Исключение — это вычеркивание определенных означающих, которые трансформируются в до-символическую реальность, в изначальный исток, в утраченное начало. Начало в этом контексте — не то, что предшествует символам, но то, что возникает, когда процесс символизации терпит поражение. Оно само есть продукт символизации. Для замещения также важен тот факт, что отрицание в нем не есть простая утрата чего-то, но это странное позитивное присутствие, слепое пятно, так или иначе воспринимаемое. Это — позитивное, утвердительное отрицание в форме галлюцинации.

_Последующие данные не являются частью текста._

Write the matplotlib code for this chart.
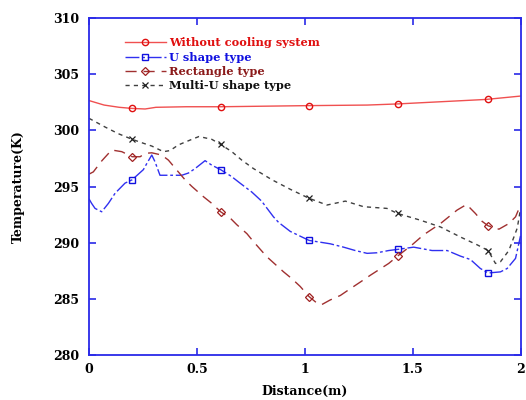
import matplotlib
matplotlib.use('Agg')
import matplotlib.pyplot as plt

# marker positions shared by all series
MARK_X = [0.2, 0.61, 1.02, 1.43, 1.85]

red_x = [0.0, 0.07, 0.14, 0.2, 0.26, 0.31, 0.45, 0.61, 1.02, 1.29, 1.43, 1.84, 2.0]
red_y = [302.65, 302.25, 302.05, 301.95, 301.9, 302.05, 302.1, 302.1, 302.2, 302.25, 302.35, 302.75, 303.05]
red_m = [301.95, 302.1, 302.2, 302.35, 302.8]

u_x = [0.0, 0.012, 0.028, 0.059, 0.09, 0.121, 0.167, 0.2, 0.252, 0.268, 0.291, 0.306,
       0.329, 0.384, 0.43, 0.461, 0.492, 0.538, 0.569, 0.61, 0.66, 0.70, 0.755, 0.80,
       0.855, 0.879, 0.933, 1.02, 1.118, 1.18, 1.234, 1.289, 1.335, 1.389, 1.43, 1.505,
       1.59, 1.66, 1.722, 1.768, 1.814, 1.85, 1.907, 1.938, 1.977, 2.0]
u_y = [293.9, 293.5, 293.05, 292.75, 293.5, 294.4, 295.3, 295.6, 296.5, 297.05, 297.8, 297.2,
       296.0, 296.0, 296.0, 296.2, 296.6, 297.3, 296.9, 296.5, 295.9, 295.3, 294.5, 293.7,
       292.3, 291.8, 291.0, 290.2, 289.9, 289.6, 289.3, 289.05, 289.1, 289.3, 289.4, 289.6,
       289.3, 289.3, 288.8, 288.5, 287.7, 287.3, 287.4, 287.7, 288.6, 290.6]
u_m = [295.6, 296.5, 290.2, 289.4, 287.3]

rect_x = [0.0, 0.02, 0.06, 0.105, 0.152, 0.2, 0.237, 0.26, 0.291, 0.337, 0.368, 0.414,
          0.445, 0.477, 0.53, 0.569, 0.61, 0.654, 0.685, 0.732, 0.762, 0.824, 0.902, 0.94,
          0.979, 1.02, 1.064, 1.08, 1.118, 1.165, 1.211, 1.258, 1.304, 1.389, 1.43, 1.497,
          1.551, 1.629, 1.706, 1.75, 1.791, 1.822, 1.85, 1.9, 1.946, 1.977, 2.0]
rect_y = [296.1, 296.3, 297.3, 298.25, 298.1, 297.65, 297.65, 297.95, 298.0, 297.8, 297.35, 296.3,
          295.6, 295.0, 294.1, 293.5, 292.75, 292.2, 291.6, 290.8, 290.1, 288.75, 287.4, 286.8,
          286.1, 285.2, 284.5, 284.5, 284.9, 285.3, 285.9, 286.5, 287.1, 288.15, 288.8, 289.8,
          290.7, 291.7, 292.9, 293.4, 292.6, 291.9, 291.5, 291.2, 291.7, 292.3, 293.35]
rect_m = [297.65, 292.75, 285.2, 288.8, 291.5]

mu_x = [0.0, 0.074, 0.136, 0.2, 0.252, 0.291, 0.345, 0.376, 0.414, 0.477, 0.51, 0.569,
        0.61, 0.662, 0.708, 0.762, 0.848, 0.933, 1.02, 1.103, 1.188, 1.273, 1.381, 1.43,
        1.536, 1.629, 1.722, 1.8, 1.85, 1.884, 1.907, 1.946, 1.985, 2.0]
mu_y = [301.07, 300.3, 299.7, 299.2, 298.85, 298.6, 298.1, 298.2, 298.7, 299.2, 299.45, 299.2,
        298.75, 298.1, 297.35, 296.6, 295.6, 294.75, 293.95, 293.35, 293.7, 293.2, 293.05, 292.6,
        292.0, 291.4, 290.5, 289.8, 289.3, 288.15, 288.3, 289.3, 291.3, 293.0]
mu_m = [299.2, 298.75, 293.95, 292.6, 289.3]

LABELS = ['Without cooling system', 'U shape type', 'Rectangle type', 'Multi-U shape type']
FONT = 'DejaVu Serif'
SPINE = '#2a2ae8'

fig = plt.figure(figsize=(5.26, 4.0), dpi=100)
ax = fig.add_axes([89 / 526, 45 / 400, 431.5 / 526, 337 / 400])

handles = []
l1, = ax.plot(red_x, red_y, color='#f05050', lw=1.0, ls='-')
m1, = ax.plot(MARK_X, red_m, ls='none', marker='o', ms=4.5, mfc='none', mec='#e01010', mew=1.0)
handles.append((l1, m1))

l2, = ax.plot(u_x, u_y, color='#3030f0', lw=1.0, dashes=(10, 2, 2, 2))
m2, = ax.plot(MARK_X, u_m, ls='none', marker='s', ms=5, mfc='none', mec='#1010e0', mew=1.0)
handles.append((l2, m2))

l3, = ax.plot(rect_x, rect_y, color='#a03030', lw=1.0, dashes=(8, 5))
m3, = ax.plot(MARK_X, rect_m, ls='none', marker='D', ms=4, mfc='none', mec='#a02020', mew=0.9)
handles.append((l3, m3))

l4, = ax.plot(mu_x, mu_y, color='#404040', lw=1.0, dashes=(3, 3))
m4, = ax.plot(MARK_X, mu_m, ls='none', marker='x', ms=5, mec='#202020', mew=0.9)
handles.append((l4, m4))

ax.set_xlim(0, 2)
ax.set_ylim(280, 310)
ax.set_xticks([0, 0.5, 1, 1.5, 2])
ax.set_xticklabels(['0', '0.5', '1', '1.5', '2'])
ax.set_yticks([280, 285, 290, 295, 300, 305, 310])

for s in ax.spines.values():
    s.set_color(SPINE)
    s.set_linewidth(1.3)
ax.tick_params(direction='in', length=5, width=1.2, color=SPINE,
               top=True, right=True, labelsize=9)
ax.tick_params(axis='y', pad=7)
ax.tick_params(axis='x', pad=6)
for t in ax.get_xticklabels() + ax.get_yticklabels():
    t.set_fontfamily(FONT)
    t.set_fontweight('bold')

ax.set_xlabel('Distance(m)', fontfamily=FONT, fontweight='bold', fontsize=9, labelpad=6)
ax.set_ylabel('Temperature(K)', fontfamily=FONT, fontweight='bold', fontsize=9, labelpad=20)

leg = ax.legend(handles, LABELS, loc='upper left', bbox_to_anchor=(0.07, 0.96),
                frameon=False, handlelength=3.6, handletextpad=0.3, labelspacing=0.3,
                borderpad=0, prop={'family': FONT, 'weight': 'bold', 'size': 8.2})
for txt, col in zip(leg.get_texts(), ['#e01010', '#1010e0', '#8b1a1a', '#101010']):
    txt.set_color(col)

fig.savefig('out.png', dpi=100)
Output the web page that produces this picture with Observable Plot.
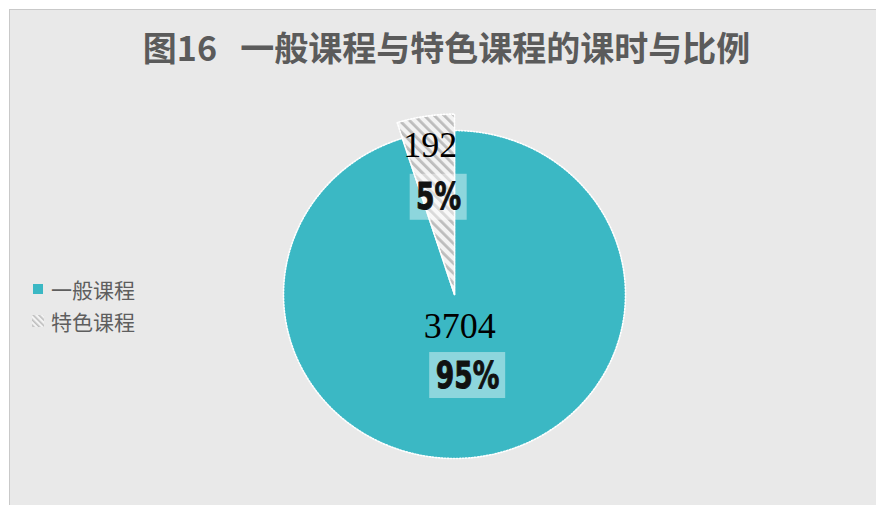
<!DOCTYPE html>
<html>
<head>
<meta charset="utf-8">
<script src="https://cdn.jsdelivr.net/npm/d3@7"></script>
<script src="https://cdn.jsdelivr.net/npm/@observablehq/plot@0.6"></script>
<style>
  html, body { margin: 0; padding: 0; background: #ffffff; }
  #wrap { position: relative; width: 876px; height: 505px; overflow: hidden; }
  #bg { position: absolute; left: 9px; top: 9px; right: 0; bottom: 0; background: #e9e9e9;
        border-left: 1px solid #c9c9c9; border-top: 1px solid #c9c9c9; }
  #chart { position: absolute; left: 0; top: 0; }
  #title { position: absolute; left: 0; top: 22px; width: 893px; text-align: center; white-space: pre;
           font-family: "Noto Sans CJK SC", sans-serif; font-weight: bold; font-size: 34px; color: #5b5b5b; letter-spacing: 0px; }
  .leg { position: absolute; left: 31px; font-family: "Noto Sans CJK SC", sans-serif; font-size: 21px; color: #5e5e5e;
         display: flex; align-items: center; height: 26px; }
  .leg svg { margin-right: 6px; }
</style>
</head>
<body>
<div id="wrap">
  <div id="bg"></div>
  <div id="chart"></div>
  <div id="title"></div>
  <div class="leg" id="leg0" style="top:276px"></div>
  <div class="leg" id="leg1" style="top:308px"></div>
</div>
<script>
// ---- data ----
const titleText = "图16   一般课程与特色课程的课时与比例";
const categories = ["一般课程", "特色课程"];
const hours = [3704, 192];
const percentLabels = ["95%", "5%"];

// ---- style / layout constants ----
const teal = "#3bb8c4";
const W = 876, H = 505;
const cx = 454, cy = 294, rx = 171, ry = 164;
const sliceRadius = [1.0, 1.1];
const valueR = [0.2, 0.92];
const pctR = [0.5, 0.6];

// pie angles from the data
const arcs = d3.pie().sort(null)(hours);
const slices = [];
arcs.forEach((a, i) => {
  const n = 240, R = sliceRadius[i];
  slices.push({cat: categories[i], x: 0, y: 0});
  for (let k = 0; k <= n; k++) {
    const t = a.startAngle + (a.endAngle - a.startAngle) * k / n;
    slices.push({cat: categories[i], x: R * Math.sin(t), y: R * Math.cos(t)});
  }
  slices.push({cat: categories[i], x: 0, y: 0});
});
const mid = a => (a.startAngle + a.endAngle) / 2;
const valueLabels = arcs.map((a, i) => ({text: String(hours[i]), x: valueR[i] * Math.sin(mid(a)), y: valueR[i] * Math.cos(mid(a))}));
const pctRows = arcs.map((a, i) => ({text: percentLabels[i], x: pctR[i] * Math.sin(mid(a)), y: pctR[i] * Math.cos(mid(a))}));
const boxes = pctRows.map(d => {
  const hw = 19 * (d.text.length + 1) / 2 / rx, hh = 23 / ry;
  return {x1: d.x - hw, x2: d.x + hw, y1: d.y - hh, y2: d.y + hh};
});

const chart = Plot.plot({
  width: W, height: H,
  margin: 0,
  style: {background: "transparent", overflow: "visible"},
  x: {domain: [-cx / rx, (W - cx) / rx], axis: null},
  y: {domain: [-(H - cy) / ry, cy / ry], axis: null},
  color: {type: "ordinal", domain: categories, range: [teal, "url(#hatch)"]},
  marks: [
    Plot.line(slices, {x: "x", y: "y", z: "cat", fill: "cat", stroke: "#ffffff", strokeWidth: 1.6, strokeDasharray: "1.4 1.6", curve: "linear"}),
    Plot.rect(boxes, {x1: "x1", x2: "x2", y1: "y1", y2: "y2", fill: "#ffffff", fillOpacity: 0.42}),
    Plot.text(valueLabels, {x: "x", y: "y", text: "text", fontSize: 36, fontFamily: "'Liberation Serif', 'DejaVu Serif', serif", fill: "#000000"}),
    Plot.text(pctRows, {x: "x", y: "y", text: "text", fontSize: 38, fontWeight: 900, fontFamily: "'DejaVu Sans', sans-serif", fill: "#111111", stroke: "#111111", strokeWidth: 1})
  ]
});

// condense the percentage labels horizontally (Impact-like look)
const textGroups = chart.querySelectorAll('g[aria-label="text"]');
if (textGroups.length > 1) {
  textGroups[textGroups.length - 1].querySelectorAll("text").forEach(t => {
    const tr = t.getAttribute("transform") || "";
    t.setAttribute("transform", tr + " scale(0.7,1)");
  });
}

// hatch pattern definition
const ns = "http://www.w3.org/2000/svg";
const defs = document.createElementNS(ns, "defs");
defs.innerHTML = `<pattern id="hatch" patternUnits="userSpaceOnUse" width="7" height="7" patternTransform="rotate(-45)">
  <rect width="7" height="7" fill="#f3f3f3"></rect><rect width="2.8" height="7" fill="#bdbdbd"></rect></pattern>
  <pattern id="hatchs" patternUnits="userSpaceOnUse" width="4" height="4" patternTransform="rotate(-45)">
  <rect width="4" height="4" fill="#f3f3f3"></rect><rect width="1.6" height="4" fill="#bdbdbd"></rect></pattern>`;
chart.insertBefore(defs, chart.firstChild);
document.getElementById("chart").appendChild(chart);

document.getElementById("title").textContent = titleText;
const swatches = [
  `<svg width="14" height="14"><rect x="2" y="2" width="10" height="10" fill="${teal}"></rect></svg>`,
  `<svg width="14" height="14"><rect x="1" y="1" width="12" height="12" fill="url(#hatchs)"></rect></svg>`
];
categories.forEach((c, i) => {
  document.getElementById("leg" + i).innerHTML = swatches[i] + `<span>${c}</span>`;
});
</script>
</body>
</html>
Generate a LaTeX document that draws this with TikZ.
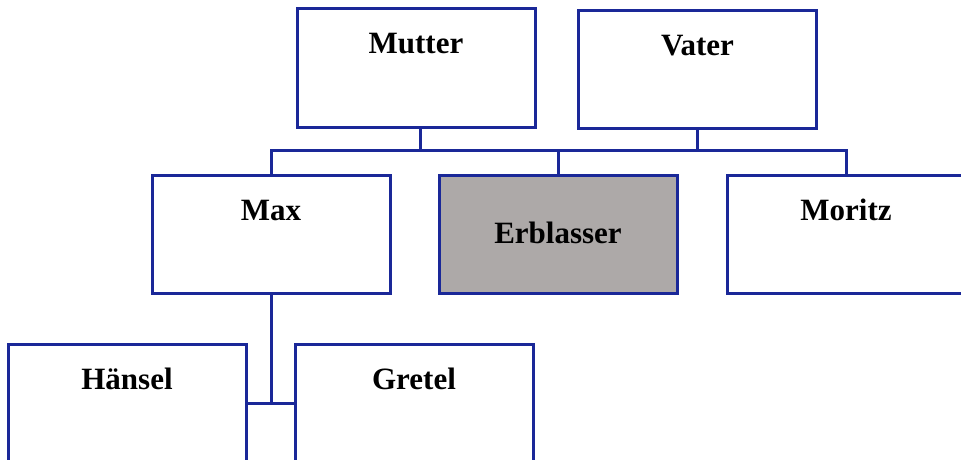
\documentclass[tikz,border=0pt]{standalone}
\usepackage{fontspec}
\setmainfont{Liberation Serif}
\definecolor{boxblue}{RGB}{26,40,152}
\definecolor{erbgray}{RGB}{173,169,168}
\begin{document}
\begin{tikzpicture}[x=1pt,y=-1pt,
  person/.style={draw=boxblue, line width=3pt, fill=white, rectangle,
    minimum width=238pt, minimum height=118pt, inner sep=0pt},
  personlabel/.style={font=\fontsize{31}{31}\selectfont\bfseries, text=black, anchor=base, inner sep=0pt},
  link/.style={draw=boxblue, line width=3pt}]
\useasboundingbox (0,0) rectangle (961,460);
% boxes
\node[person] (mutter) at (416,68) {};
\node[person] (vater) at (697.5,69.5) {};
\node[person] (maxbox) at (271,234.5) {};
\node[person, fill=erbgray] (erbl) at (558,234.5) {};
\node[person] (moritz) at (846,234) {};
\node[person] (haensel) at (127,403) {};
\node[person] (gretel) at (414,403) {};
% names
\node[personlabel] (tmutter) at (416,54) {Mutter};
\node[personlabel] (tvater) at (697.5,56) {Vater};
\node[personlabel] (tmax) at (271,220) {Max};
\node[personlabel] (terbl) at (558,243) {Erblasser};
\node[personlabel] (tmoritz) at (846,220) {Moritz};
\node[personlabel] (thaensel) at (127,389) {Hänsel};
\node[personlabel] (tgretel) at (414,389) {Gretel};
% connectors
\coordinate (bar) at (0,150);
\path[link] (maxbox.north) -- (maxbox.north |- bar) -- (moritz.north |- bar) -- (moritz.north);
\path[link] ([xshift=4pt]mutter.south) -- ([xshift=4pt]mutter.south |- bar);
\path[link] (vater.south) -- (vater.south |- bar);
\path[link] (erbl.north) -- (erbl.north |- bar);
\path[link] (maxbox.south) -- (maxbox.south |- haensel.east);
\path[link] (haensel.east) -- (gretel.west);
\end{tikzpicture}
\end{document}
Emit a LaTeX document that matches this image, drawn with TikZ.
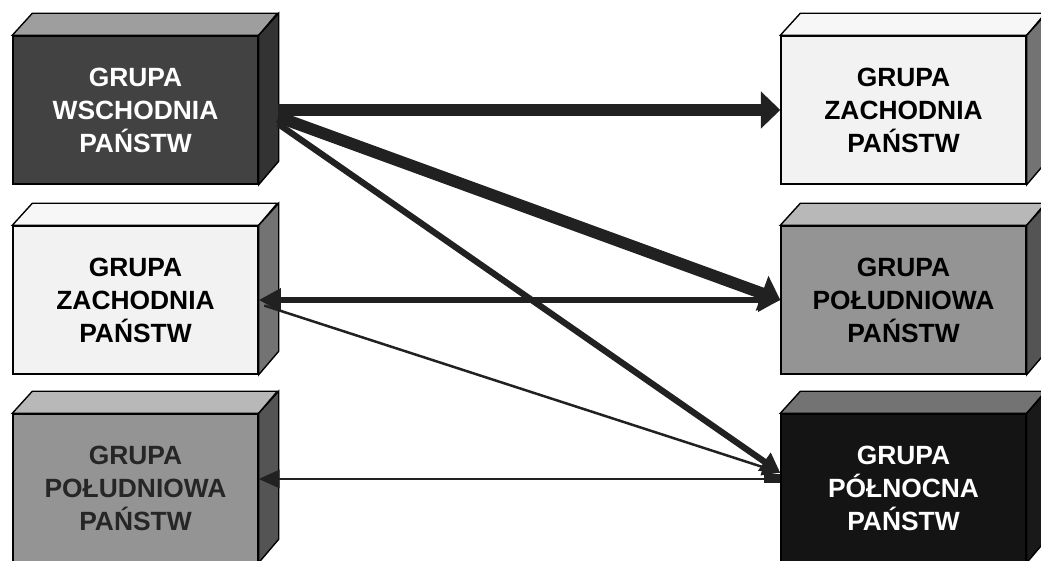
\documentclass[tikz,border=0pt]{standalone}
\usepackage{fontspec}
\setmainfont{Liberation Sans}
\usetikzlibrary{arrows.meta}

\definecolor{strz}{gray}{0.13}
\definecolor{wschF}{gray}{0.26}
\definecolor{wschG}{gray}{0.62}
\definecolor{wschB}{gray}{0.20}
\definecolor{zachF}{gray}{0.95}
\definecolor{zachG}{gray}{0.97}
\definecolor{zachB}{gray}{0.45}
\definecolor{poludF}{gray}{0.58}
\definecolor{poludG}{gray}{0.72}
\definecolor{poludB}{gray}{0.33}
\definecolor{polnF}{gray}{0.08}
\definecolor{polnG}{gray}{0.45}
\definecolor{polnB}{gray}{0.10}

\tikzset{
  kostka/.style={draw=black,line width=1pt,minimum width=176.4pt,minimum height=106.6pt,
    inner sep=0pt,align=center,font=\bfseries\fontsize{19}{23.8}\selectfont},
  gruba/.style={line width=8.5pt,draw=strz,-{Triangle[length=14pt,width=26pt]}},
  srednia/.style={line width=4.5pt,draw=strz,-{Triangle[length=14pt,width=15pt]}},
  cienka/.style={line width=1.8pt,draw=strz,-{Triangle[length=13pt,width=12pt]}}
}

\begin{document}
\begin{tikzpicture}[x={(0.72pt,0)},y={(0,-0.72pt)}]
\useasboundingbox (0,0) rectangle (1041,561);
% lewa kolumna
\node[kostka,fill=wschF,text=white] (wsch) at (135.5,110) {GRUPA\\WSCHODNIA\\PAŃSTW};
\node[kostka,fill=zachF,text=black] (zachL) at (135.5,300) {GRUPA\\ZACHODNIA\\PAŃSTW};
\node[kostka,fill=poludF,text=black!85] (poludL) at (135.5,488) {GRUPA\\POŁUDNIOWA\\PAŃSTW};
% prawa kolumna
\node[kostka,fill=zachF,text=black] (zachP) at (903.5,110) {GRUPA\\ZACHODNIA\\PAŃSTW};
\node[kostka,fill=poludF,text=black] (poludP) at (903.5,300) {GRUPA\\POŁUDNIOWA\\PAŃSTW};
\node[kostka,fill=polnF,text=white] (poln) at (903.5,488) {GRUPA\\PÓŁNOCNA\\PAŃSTW};
% gora i bok
\foreach \n/\g/\b in {wsch/wschG/wschB,zachL/zachG/zachB,poludL/poludG/poludB,
    zachP/zachG/zachB,poludP/poludG/poludB,poln/polnG/polnB}{
  \filldraw[line width=1pt,fill=\g](\n.north west)--++(20,-22)--++(245,0)--(\n.north east)--cycle;
  \filldraw[line width=1pt,fill=\b](\n.north east)--++(20,-22)--++(0,148)--(\n.south east)--cycle;
}
% strzalki
\draw[gruba]([xshift=14pt]wsch.east)--(zachP.west);
\draw[gruba]([xshift=14pt,yshift=-5pt]wsch.east)--(poludP.west);
\draw[srednia]([xshift=14pt,yshift=-10pt]wsch.east)--([yshift=11pt]poln.west);
\draw[line width=5pt,draw=strz,{Triangle[length=16pt,width=16pt]}-{Triangle[length=16pt,width=16pt]}](zachL.east)--(poludP.west);
\draw[cienka]([xshift=4pt,yshift=-4pt]zachL.east)--([yshift=11pt]poln.west);
\draw[cienka,{Rectangle[length=12pt,width=6.5pt]}-{Triangle[length=15pt,width=13pt]}]([yshift=6.5pt]poln.west)--([yshift=6.5pt]poludL.east);

\end{tikzpicture}
\end{document}
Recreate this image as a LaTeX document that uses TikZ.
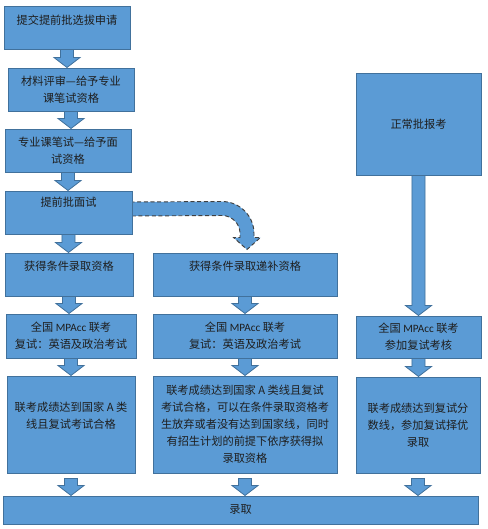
\documentclass[tikz,border=0pt]{standalone}
\usepackage{fontspec}
\setmainfont{Noto Sans CJK SC}
\newfontfamily\lat{Carlito}
\usetikzlibrary{calc,backgrounds}
\definecolor{boxfill}{HTML}{5B9BD5}
\definecolor{boxline}{HTML}{41719C}
\definecolor{txt}{HTML}{1E1E1E}
\tikzset{
  box/.style={draw=boxline, line width=0.75pt, fill=boxfill, text=txt, align=center,
    inner sep=0pt, font=\fontsize{8.4pt}{12.75pt}\selectfont},
  sz/.style 2 args={minimum width=#1*0.75pt, minimum height=#2*0.75pt},
  barrow/.style={draw=boxline, line width=0.6pt, fill=boxfill, line join=miter},
  curvearrow/.style={draw=black!75, densely dashed, line width=0.7pt, fill=boxfill},
}
\newcommand{\blockarrow}[3][-2]{%
  \path[barrow] let \p1=(#2.south), \p2=(#3.north) in
   ({\x1-4.9pt},{\y1-(#1)*0.75pt}) -- ({\x1-4.9pt},{\y2+7.5pt}) -- ({\x1-9.8pt},{\y2+7.5pt})
   -- (\x1,\y2) -- ({\x1+9.8pt},{\y2+7.5pt}) -- ({\x1+4.9pt},{\y2+7.5pt})
   -- ({\x1+4.9pt},{\y1-(#1)*0.75pt}) -- cycle;}
\begin{document}
\begin{tikzpicture}[x=0.75pt, y=-0.75pt]
\useasboundingbox (0,0) rectangle (487,529);
\node[box, sz={126}{43}, text height=7.4pt, text depth=12.25pt] (b1) at (67,27.5) {提交提前批选拔申请};
\node[box, sz={126}{43}] (b2) at (71,89.5) {材料评审—给予专业\\课笔试资格};
\node[box, sz={126}{43}] (b3) at (68,150.5) {专业课笔试—给予面\\试资格};
\node[box, sz={127}{43}, text height=7.4pt, text depth=16.75pt] (b4) at (68.5,212.5) {提前批面试};
\node[box, sz={128}{43}, text height=7.4pt, text depth=13.75pt] (b5L) at (69,274.5) {获得条件录取资格};
\node[box, sz={184}{43}, text height=7.4pt, text depth=13.75pt] (b5M) at (245,274.5) {获得条件录取递补资格};
\node[box, sz={125}{102}] (bR) at (418.5,124) {正常批报考};
\node[box, sz={130}{44}] (b6L) at (71,336) {全国 {\lat MPAcc} 联考\\复试：英语及政治考试};
\node[box, sz={184}{44}] (b6M) at (245,336) {全国 {\lat MPAcc} 联考\\复试：英语及政治考试};
\node[box, sz={125}{42}] (b6R) at (418.5,337) {全国 {\lat MPAcc} 联考\\参加复试考核};
\node[box, sz={128}{97}] (b7L) at (71,424.5) {联考成绩达到国家 A 类\\线且复试考试合格\\[1pt]\mbox{}};
\node[box, sz={184}{97}] (b7M) at (245,424.5) {联考成绩达到国家 A 类线且复试\\考试合格，可以在条件录取资格考\\生放弃或者没有达到国家线，同时\\有招生计划的前提下依序获得拟\\录取资格};
\node[box, sz={124}{96}] (b7R) at (418,425) {联考成绩达到复试分\\数线，参加复试择优\\录取};
\node[box, sz={475}{28}] (b8) at (240.5,510) {录取};
\coordinate (cs) at ($(b4.east)+(-2,-3.5)$);
\coordinate (ct) at ($(b5M.north)+(2,-3)$);
\begin{scope}[on background layer]
  \blockarrow{b1}{b2}
  \blockarrow{b2}{b3}
  \blockarrow{b3}{b4}
  \blockarrow{b4}{b5L}
  \blockarrow{b5L}{b6L}
  \blockarrow{b5M}{b6M}
  \blockarrow{bR}{b6R}
  \blockarrow{b6L}{b7L}
  \blockarrow{b6M}{b7M}
  \blockarrow{b6R}{b7R}
  \blockarrow[5]{b7L}{b8}
  \blockarrow[5]{b7M}{b8}
  \blockarrow[5]{b7R}{b8}
  \path[curvearrow] ($(cs)+(0,-7)$) -- ($(ct)+(-25,-48)$)
    arc[start angle=-90, end angle=0, radius=32]
    -- ($(ct)+(7,-12)$) -- ($(ct)+(13.5,-12)$) -- (ct) -- ($(ct)+(-13.5,-12)$)
    -- ($(ct)+(-7,-12)$) -- ($(ct)+(-7,-16)$)
    arc[start angle=0, end angle=-90, radius=18]
    -- ($(cs)+(0,7)$) -- cycle;
\end{scope}
\end{tikzpicture}
\end{document}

Я сделал это отступление в сторону понимания символизации в психоанализе, потому что Комар и Меламид, очевидно, не просто переносят непредставимое в символические образы — скорее, они навязчиво исследуют ситуацию отрицания или исключения. В их попытках обращения к символизации начала повторяются два символа — звезда Давида и свастика. Многие из их живописных работ изображают звезду Давида, переплетенную со свастикой. Виталий Комар комментировал это так:
Мы обнаружили, что при медитативном разглядывании пересечения линий звезды Давида перед глазами появляется спираль, напоминающая свастику. Для нас это означает, что Печать Соломона чудесным образом уже содержала в себе загадочное предсказание Холокоста, предвидение фатального столкновения этих двух символов (...). Сегодня для нас звезда Давида - символ света, тогда как свастика - символ темноты. Вот почему некоторые из картин Большого Взрыва изображают первоначальную точку разделения света и темноты, когда два начала еще были смешаны в визуальном каламбуре[6].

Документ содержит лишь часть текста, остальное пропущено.